It’s the middle of winter and the sun hasn’t risen yet. But Jacob Stock isn’t cold.

As he continues up the hill at Ski Santa Fe, armed with a headlamp and accompanied by his dog, the usually busy slopes are quiet except for the sound of his skis sliding on the snow and the heavy breathing of strenuous exercise.

Stock woke up at 5 a.m. to be at Ski Santa Fe. But he’s not downhill skiing, as the lifts won’t open for another few hours.

He’s skinning.

Also referred to as uphill skiing, skinning — named for the strips attached to the bottom of the skis that help them grip the snow — has become an alternative to traditional downhill skiing.

Stock said he’ll often go skinning midweek before work at Ski Santa Fe, which allows the activity. While he said it’s cold at first, the difficulty of moving up a steep trail on skis warms him quickly.

“It works a different set of muscle groups than downhill skiing, so it’s a pretty comprehensive workout — at least it feels that way,” Stock said. “My legs are usually tired, but it’s really amazing to get that adrenaline flowing.”

Stock said he usually goes to the top of the area before skiing down. The route typically takes him a couple of hours.

“Usually I barely make it to work in time,” he said.

Skinning appeals to him because it gets him moving during a season when it’s easy not to, Stock said.

“It’s a great way to stay in shape and get outside during the winter, which is sometimes hard to do,” he said.

It’s a sentiment shared by an increasing number of people. Jonathan Hayden, land use program manager for Santa Fe National Forest — which administers Ski Santa Fe’s permit for uphill skiing — said he saw more fellow uphill skiers last winter than the previous two combined.

Hayden said one reason for the increase last year could have been the large snowfall. But he said another explanation may be that people are attracted to the challenge of skinning.

“You can argue it’s more fulfilling when you get to the top than just riding a lift up,” he said.

Jack Dant, director of ski patrol at Ski Santa Fe, said while only a small percentage of people at the area skin, the number is increasing annually.

“It’s a fundamental part of the sport. … It’s something we enjoy doing and, managed well, it’s something that everyone can enjoy,” he said.

To prevent collisions with downhill skiers, Ski Santa Fe has an uphill responsibility code, which includes rules such as staying to the sides of trails and keeping dogs leashed. Dant said he’s not aware of any incidents between uphill and downhill skiers but added that the rules aren’t adhered to at times.

“Some people don’t follow our responsibility code, and it’s those individuals that risk ending the program for everyone,” he said.

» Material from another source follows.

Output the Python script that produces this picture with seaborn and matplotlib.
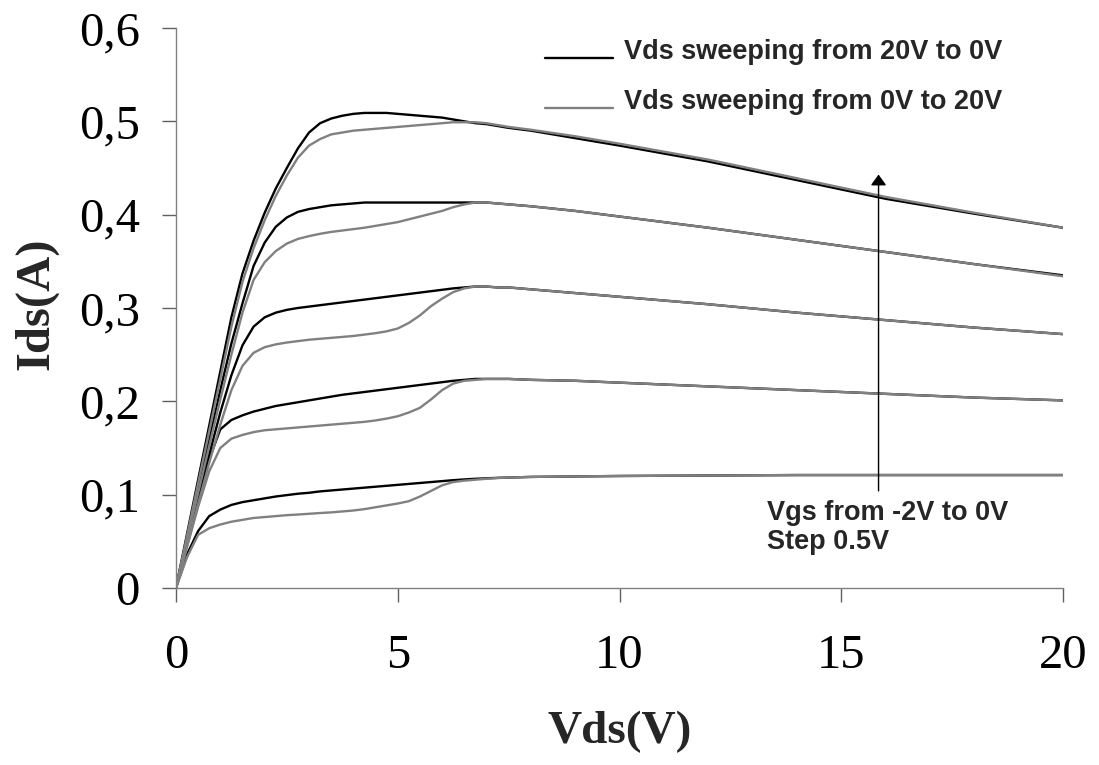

Although skinning at the area is free, Dant said Ski Santa Fe may at some point consider implementing a nominal fee — much less than the cost of a lift ticket — for an uphill pass.

While Ski Santa Fe is a popular spot for skinning, some venture past the area’s boundaries into the surrounding backcountry.

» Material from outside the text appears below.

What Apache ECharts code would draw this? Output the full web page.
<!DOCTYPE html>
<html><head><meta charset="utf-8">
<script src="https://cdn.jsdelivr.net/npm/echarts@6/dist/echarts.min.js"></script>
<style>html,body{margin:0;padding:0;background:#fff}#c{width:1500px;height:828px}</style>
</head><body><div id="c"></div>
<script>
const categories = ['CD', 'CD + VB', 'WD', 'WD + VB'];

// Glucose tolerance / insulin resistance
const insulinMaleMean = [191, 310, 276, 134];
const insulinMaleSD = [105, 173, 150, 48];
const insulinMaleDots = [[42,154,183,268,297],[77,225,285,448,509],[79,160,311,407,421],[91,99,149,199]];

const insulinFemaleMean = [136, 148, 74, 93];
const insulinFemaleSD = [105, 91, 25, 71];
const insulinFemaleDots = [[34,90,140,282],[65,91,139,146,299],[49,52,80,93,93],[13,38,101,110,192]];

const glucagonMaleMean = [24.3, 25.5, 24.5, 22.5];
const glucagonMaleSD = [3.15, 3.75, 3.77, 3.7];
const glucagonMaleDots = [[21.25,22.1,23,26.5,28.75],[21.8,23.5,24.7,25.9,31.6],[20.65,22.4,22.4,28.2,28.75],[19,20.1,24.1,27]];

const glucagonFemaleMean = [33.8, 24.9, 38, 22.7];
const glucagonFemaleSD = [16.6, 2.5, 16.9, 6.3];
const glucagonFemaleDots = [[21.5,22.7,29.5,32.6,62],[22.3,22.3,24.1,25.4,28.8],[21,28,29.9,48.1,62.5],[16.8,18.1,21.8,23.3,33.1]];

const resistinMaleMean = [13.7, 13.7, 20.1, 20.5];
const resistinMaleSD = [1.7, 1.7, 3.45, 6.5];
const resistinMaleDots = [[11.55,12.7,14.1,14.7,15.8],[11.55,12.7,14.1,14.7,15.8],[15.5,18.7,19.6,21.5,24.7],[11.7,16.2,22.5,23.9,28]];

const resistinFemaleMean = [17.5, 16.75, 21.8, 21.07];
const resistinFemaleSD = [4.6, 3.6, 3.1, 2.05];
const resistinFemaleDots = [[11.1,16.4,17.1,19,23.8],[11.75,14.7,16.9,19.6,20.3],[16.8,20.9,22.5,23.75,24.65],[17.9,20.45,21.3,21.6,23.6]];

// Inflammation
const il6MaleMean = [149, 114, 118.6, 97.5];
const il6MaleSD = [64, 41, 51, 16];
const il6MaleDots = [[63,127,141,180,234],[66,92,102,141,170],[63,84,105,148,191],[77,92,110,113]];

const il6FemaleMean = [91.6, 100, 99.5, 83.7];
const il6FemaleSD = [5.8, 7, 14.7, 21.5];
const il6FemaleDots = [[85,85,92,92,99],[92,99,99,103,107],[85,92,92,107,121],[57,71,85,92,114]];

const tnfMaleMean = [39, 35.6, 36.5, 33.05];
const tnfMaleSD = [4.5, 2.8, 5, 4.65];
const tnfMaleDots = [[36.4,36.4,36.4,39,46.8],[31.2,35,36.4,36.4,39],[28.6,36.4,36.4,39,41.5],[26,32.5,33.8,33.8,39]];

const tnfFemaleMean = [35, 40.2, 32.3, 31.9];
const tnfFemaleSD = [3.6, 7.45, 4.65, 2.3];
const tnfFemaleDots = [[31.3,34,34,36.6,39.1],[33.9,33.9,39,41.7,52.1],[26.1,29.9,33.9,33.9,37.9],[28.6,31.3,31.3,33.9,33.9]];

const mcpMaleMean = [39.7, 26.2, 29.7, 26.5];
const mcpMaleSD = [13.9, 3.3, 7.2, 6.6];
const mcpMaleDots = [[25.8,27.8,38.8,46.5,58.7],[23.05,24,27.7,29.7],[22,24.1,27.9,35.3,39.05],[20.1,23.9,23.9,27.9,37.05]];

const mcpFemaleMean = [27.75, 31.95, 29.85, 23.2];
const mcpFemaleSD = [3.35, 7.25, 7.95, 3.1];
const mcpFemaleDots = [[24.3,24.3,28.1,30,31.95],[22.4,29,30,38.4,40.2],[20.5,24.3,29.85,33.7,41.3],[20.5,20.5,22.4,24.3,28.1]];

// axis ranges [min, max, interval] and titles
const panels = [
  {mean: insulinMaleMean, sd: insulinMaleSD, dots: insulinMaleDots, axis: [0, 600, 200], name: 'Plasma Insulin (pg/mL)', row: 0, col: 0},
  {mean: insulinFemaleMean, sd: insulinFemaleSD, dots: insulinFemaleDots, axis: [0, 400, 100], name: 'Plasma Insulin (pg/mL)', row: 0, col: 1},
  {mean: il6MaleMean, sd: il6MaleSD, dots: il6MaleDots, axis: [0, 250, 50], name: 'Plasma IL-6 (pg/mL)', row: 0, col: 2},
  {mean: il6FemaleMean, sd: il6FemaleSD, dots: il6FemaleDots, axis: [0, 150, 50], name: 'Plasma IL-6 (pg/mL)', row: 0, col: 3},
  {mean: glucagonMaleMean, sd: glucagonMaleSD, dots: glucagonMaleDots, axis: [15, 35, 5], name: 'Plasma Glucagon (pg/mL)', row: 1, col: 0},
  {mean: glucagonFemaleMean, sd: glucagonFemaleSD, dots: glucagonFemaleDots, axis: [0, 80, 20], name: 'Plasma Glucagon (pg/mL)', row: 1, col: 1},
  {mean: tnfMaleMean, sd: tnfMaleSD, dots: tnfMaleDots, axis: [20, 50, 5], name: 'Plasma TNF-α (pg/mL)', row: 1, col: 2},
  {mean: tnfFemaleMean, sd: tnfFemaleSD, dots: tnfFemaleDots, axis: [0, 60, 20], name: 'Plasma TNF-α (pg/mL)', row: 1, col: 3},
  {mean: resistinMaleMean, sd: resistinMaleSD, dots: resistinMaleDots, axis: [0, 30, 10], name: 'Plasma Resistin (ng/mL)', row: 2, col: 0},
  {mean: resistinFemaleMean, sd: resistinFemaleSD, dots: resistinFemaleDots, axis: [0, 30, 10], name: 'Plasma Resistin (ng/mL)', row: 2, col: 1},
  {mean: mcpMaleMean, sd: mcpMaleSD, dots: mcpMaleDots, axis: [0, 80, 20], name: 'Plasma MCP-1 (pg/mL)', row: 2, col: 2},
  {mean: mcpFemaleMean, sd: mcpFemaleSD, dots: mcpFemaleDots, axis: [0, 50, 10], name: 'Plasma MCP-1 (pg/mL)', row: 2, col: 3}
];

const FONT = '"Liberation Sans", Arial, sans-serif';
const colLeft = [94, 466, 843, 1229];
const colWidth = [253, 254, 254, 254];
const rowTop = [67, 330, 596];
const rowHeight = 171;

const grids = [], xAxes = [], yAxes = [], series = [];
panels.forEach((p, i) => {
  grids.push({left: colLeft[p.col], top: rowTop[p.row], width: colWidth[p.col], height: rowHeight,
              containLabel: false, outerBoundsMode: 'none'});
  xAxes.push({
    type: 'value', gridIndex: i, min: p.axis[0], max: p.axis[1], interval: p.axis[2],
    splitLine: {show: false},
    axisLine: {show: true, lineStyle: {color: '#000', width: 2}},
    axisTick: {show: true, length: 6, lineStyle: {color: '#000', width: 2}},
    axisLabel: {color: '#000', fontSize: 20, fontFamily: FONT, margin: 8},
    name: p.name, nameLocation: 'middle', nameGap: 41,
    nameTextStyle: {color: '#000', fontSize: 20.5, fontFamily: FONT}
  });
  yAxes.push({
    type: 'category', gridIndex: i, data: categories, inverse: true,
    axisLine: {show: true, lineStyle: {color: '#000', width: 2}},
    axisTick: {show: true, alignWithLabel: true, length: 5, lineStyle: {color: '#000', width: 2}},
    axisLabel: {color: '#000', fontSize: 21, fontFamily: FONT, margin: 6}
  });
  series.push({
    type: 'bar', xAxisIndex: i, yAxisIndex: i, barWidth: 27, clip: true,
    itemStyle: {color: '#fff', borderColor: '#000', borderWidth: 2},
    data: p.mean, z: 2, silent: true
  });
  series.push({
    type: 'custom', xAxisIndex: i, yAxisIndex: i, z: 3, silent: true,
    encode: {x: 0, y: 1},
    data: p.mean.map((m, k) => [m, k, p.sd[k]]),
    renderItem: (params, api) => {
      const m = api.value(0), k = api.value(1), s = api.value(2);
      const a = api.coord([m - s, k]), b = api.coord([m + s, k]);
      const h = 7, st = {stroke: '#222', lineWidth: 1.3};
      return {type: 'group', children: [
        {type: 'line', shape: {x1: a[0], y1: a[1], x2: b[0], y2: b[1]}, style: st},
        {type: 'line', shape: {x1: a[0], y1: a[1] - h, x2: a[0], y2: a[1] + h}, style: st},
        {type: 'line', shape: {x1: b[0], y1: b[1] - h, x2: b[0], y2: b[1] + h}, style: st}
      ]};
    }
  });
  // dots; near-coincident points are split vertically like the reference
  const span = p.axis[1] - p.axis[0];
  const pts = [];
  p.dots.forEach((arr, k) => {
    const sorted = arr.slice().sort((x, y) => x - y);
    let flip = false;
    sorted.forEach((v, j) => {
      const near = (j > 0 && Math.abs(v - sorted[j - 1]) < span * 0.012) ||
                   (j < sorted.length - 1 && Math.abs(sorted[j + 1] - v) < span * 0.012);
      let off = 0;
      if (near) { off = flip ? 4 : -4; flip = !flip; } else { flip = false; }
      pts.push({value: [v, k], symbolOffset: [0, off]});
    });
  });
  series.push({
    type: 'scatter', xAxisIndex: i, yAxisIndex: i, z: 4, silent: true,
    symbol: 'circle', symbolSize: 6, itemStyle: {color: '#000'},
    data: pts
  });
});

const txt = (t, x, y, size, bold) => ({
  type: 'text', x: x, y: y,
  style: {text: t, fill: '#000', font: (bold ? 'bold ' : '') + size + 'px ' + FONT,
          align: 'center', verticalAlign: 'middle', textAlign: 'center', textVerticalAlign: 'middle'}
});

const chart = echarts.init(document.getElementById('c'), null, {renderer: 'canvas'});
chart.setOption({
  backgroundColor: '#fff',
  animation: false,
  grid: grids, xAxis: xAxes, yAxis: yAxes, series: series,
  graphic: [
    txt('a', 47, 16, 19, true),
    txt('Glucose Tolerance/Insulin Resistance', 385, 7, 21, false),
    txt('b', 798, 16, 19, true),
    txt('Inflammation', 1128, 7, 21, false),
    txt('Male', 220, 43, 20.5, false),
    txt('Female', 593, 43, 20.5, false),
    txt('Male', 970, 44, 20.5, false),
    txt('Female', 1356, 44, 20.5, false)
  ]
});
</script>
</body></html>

Dan Shorb, who runs an adventure sports blog called Southwest Backcountry, has been skinning in New Mexico since he moved to the state in 2009. Shorb said one of his first skinning trips here was into Truchas Peak. He has since skinned in a variety of places, including the backcountry around Santa Fe.

Shorb said he likes skinning in the wilderness because it’s a way to continue adventuring in the winter.

“I get to explore areas that otherwise would be fairly rough hiking,” he said. “With skiing, you can skin up, ski down and get out quickly.”

To skin in the backcountry, as well as at a ski resort, Shorb said skiers need specialized equipment. This includes a free heel binding on their skis, which makes it easier to go up. The heel locks into the binding on the way down the mountain, Shorb said, letting skinners ski in the typical alpine style while descending. Also needed are skins — the mohair material that goes on the bottom of the ski when going uphill — and boots that fit into the free heel binding.

Shorb added that people typically swap out heavy downhill skis for a lighter pair when skinning.

However, he emphasized that even more important than equipment is knowledge of the backcountry and the risks involved.

“The gear should come second and knowledge should come first,” Shorb said.

Jeremy Cole, a backcountry skier and owner of the Santa Fe outdoor store Alpine Sports, said people going beyond the boundaries of resorts need a shovel, an avalanche probe, an avalanche transceiver and “the education to know what the hell you’re doing.”

Cole, whose store rents and sells skinning equipment, recommended that skinners take a safety course provided by the American Institute for Avalanche Research and Education. He added that skiers should travel in groups.

Despite the risks that come with the sport, Cole said the appeal of skinning is in the effort the sport demands and enjoyment that comes from being out in the wilderness.

“It’s never been about how many runs I can get in,” he said. “It’s always been about the quality of the experience rather than the quantity.”